Pissarides: Everyone thought it would be over in a few months. I just felt so exhausted trying to put an end and start date to it, and I just decided to focus on my practical work, which was good for me. I have never liked the idea of making work and it not going anywhere—I make it to be seen and to touch people. This is the first time I have been making work when I didn’t know where it was going to go.
Wagner: How did that change your art?
Pissarides: I took greater risks. I used certain colors and patterns I’ve wanted to use but never have because I think they’re obvious or cheesy or too much, like maybe my taste is too much. It’s given me total freedom in a weird way, because this time has been anything but freedom. But work-wise, I’ve been able to do and choose what I want.
Wagner: When you sell pieces you’ve worked hard on, do you ever have a hard time letting it go?

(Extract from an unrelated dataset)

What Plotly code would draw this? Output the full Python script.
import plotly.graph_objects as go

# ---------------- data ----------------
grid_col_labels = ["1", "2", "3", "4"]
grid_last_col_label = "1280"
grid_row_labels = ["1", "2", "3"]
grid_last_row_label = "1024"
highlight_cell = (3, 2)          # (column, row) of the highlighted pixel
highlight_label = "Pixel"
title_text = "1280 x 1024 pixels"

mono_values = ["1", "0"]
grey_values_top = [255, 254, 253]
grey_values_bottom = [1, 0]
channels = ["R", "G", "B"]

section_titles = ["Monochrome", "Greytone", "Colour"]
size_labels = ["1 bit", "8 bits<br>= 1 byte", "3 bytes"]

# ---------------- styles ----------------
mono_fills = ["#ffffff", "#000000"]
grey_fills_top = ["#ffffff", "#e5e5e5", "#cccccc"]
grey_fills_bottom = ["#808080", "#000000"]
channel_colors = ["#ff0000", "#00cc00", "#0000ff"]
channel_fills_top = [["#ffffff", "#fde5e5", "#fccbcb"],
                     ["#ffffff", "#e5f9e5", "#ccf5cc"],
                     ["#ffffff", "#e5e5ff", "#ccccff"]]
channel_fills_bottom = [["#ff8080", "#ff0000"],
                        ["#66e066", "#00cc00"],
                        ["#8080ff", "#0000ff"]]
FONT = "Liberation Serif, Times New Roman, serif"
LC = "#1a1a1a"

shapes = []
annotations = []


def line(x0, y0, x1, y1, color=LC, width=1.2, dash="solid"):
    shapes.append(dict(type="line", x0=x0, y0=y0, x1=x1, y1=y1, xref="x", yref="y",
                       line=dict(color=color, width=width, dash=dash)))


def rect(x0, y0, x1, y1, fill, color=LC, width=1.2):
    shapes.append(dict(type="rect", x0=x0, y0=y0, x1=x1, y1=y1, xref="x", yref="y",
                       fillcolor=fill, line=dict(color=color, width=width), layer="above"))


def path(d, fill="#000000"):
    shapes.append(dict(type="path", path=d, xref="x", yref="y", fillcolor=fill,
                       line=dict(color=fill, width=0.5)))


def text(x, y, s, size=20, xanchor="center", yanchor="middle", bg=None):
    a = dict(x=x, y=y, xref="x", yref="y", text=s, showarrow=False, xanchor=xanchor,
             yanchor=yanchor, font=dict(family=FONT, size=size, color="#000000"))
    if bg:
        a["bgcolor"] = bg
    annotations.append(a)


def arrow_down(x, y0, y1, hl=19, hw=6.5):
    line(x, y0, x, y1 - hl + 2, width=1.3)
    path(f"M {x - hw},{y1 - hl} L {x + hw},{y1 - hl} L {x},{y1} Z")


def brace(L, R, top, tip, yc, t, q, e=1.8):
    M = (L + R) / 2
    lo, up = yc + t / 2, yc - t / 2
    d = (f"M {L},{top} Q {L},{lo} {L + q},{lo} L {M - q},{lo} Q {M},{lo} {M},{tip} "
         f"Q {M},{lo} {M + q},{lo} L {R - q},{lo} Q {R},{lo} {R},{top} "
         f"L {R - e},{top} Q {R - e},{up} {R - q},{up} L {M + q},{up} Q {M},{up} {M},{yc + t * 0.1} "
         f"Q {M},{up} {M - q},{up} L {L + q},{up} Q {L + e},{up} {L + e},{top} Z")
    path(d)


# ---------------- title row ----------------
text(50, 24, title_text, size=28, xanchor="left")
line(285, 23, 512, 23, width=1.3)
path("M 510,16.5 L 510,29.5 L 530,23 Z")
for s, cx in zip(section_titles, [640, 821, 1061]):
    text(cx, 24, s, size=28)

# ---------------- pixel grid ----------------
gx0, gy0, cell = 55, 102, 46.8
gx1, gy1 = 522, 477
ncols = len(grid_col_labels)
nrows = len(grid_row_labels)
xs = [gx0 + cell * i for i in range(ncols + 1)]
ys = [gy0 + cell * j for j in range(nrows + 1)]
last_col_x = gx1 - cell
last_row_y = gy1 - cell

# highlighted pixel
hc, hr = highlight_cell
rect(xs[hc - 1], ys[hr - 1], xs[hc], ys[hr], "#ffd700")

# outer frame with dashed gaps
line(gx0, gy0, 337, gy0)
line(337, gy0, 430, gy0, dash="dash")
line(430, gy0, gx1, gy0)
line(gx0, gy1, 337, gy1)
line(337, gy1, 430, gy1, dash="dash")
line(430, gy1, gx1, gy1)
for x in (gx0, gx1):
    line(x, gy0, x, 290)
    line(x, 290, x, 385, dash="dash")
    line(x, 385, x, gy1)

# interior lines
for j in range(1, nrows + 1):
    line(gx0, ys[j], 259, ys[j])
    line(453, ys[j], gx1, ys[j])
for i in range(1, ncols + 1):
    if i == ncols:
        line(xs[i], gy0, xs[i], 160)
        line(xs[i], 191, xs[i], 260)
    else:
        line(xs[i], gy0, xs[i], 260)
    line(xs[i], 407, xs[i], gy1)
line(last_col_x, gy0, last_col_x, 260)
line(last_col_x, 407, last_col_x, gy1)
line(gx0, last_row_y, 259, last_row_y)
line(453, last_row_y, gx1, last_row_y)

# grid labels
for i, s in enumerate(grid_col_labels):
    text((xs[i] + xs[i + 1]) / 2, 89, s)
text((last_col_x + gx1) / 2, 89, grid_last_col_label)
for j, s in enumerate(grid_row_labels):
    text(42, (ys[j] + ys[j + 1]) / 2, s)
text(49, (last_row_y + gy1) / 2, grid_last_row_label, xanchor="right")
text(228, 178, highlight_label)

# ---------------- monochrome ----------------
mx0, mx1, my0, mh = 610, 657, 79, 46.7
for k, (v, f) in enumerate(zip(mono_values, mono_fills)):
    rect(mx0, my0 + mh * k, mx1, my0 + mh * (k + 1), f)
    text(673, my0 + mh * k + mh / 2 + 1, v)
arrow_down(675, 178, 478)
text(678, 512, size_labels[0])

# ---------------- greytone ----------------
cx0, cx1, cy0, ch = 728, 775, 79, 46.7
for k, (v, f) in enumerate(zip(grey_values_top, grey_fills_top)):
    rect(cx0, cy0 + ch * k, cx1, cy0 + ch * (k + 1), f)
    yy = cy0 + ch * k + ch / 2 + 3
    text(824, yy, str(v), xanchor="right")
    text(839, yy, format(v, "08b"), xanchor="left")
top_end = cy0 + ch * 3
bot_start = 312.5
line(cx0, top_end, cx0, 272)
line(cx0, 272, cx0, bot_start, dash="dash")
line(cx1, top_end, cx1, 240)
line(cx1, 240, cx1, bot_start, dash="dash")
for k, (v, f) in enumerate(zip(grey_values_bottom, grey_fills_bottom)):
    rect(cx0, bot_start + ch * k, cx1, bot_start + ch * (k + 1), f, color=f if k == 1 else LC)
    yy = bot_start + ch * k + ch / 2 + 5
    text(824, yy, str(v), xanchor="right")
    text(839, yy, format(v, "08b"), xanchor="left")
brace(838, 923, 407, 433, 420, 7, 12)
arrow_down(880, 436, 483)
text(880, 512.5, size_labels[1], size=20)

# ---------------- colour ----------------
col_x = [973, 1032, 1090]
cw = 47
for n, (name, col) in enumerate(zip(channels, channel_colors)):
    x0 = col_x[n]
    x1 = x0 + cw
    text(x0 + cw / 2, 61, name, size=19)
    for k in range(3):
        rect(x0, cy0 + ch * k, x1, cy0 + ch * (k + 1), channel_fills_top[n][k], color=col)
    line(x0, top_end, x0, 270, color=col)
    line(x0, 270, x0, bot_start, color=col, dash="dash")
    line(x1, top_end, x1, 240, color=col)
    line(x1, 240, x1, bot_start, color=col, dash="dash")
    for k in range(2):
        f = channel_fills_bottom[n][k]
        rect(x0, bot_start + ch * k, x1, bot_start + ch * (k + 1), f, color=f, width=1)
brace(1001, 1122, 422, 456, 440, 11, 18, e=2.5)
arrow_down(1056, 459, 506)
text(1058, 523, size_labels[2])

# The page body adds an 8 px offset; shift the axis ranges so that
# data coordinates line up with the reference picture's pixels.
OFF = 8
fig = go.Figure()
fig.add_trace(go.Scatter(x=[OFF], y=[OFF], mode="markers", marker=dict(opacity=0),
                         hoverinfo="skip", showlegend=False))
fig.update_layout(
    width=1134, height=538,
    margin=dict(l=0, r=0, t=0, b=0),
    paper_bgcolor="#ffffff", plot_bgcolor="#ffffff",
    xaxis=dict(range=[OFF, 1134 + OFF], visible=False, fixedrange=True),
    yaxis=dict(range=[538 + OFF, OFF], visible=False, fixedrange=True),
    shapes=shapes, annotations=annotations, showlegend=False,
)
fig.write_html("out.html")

Pissarides: When I’m making the work, I take so much care of it I feel like it’s a child. I’m helping it stand up, or dry, or cure, or not get scratched. And when it’s done, I want it to fly the nest immediately. The work has a life of its own.
About the Artist:
Miranda Pissarides is an independent artist currently living and working in London. She works predominantly in painting and sculpture, as well as taxidermy, mosaic, and drawing. She was trained at the Slade School of Fine Art, University College, London, from which she graduated in 2012 with a BA in Fine Art and Theory. Her sculptures were selected for an exhibition at the Saatchi Gallery, and, in 2019, she exhibited her biggest sculpture to date, Violet, at the Plutschow Gallery alongside Pier Paolo Calzolari, Keith Haring, Leon Löwentraut, Joyce Pensato, Larry Poons, Pruitt + Early, Mimmo Rotella, Julian Schnabel, Frank Stella and Andy Warhol. She is currently exhibiting a solo show in New York City, at Edelman Arts.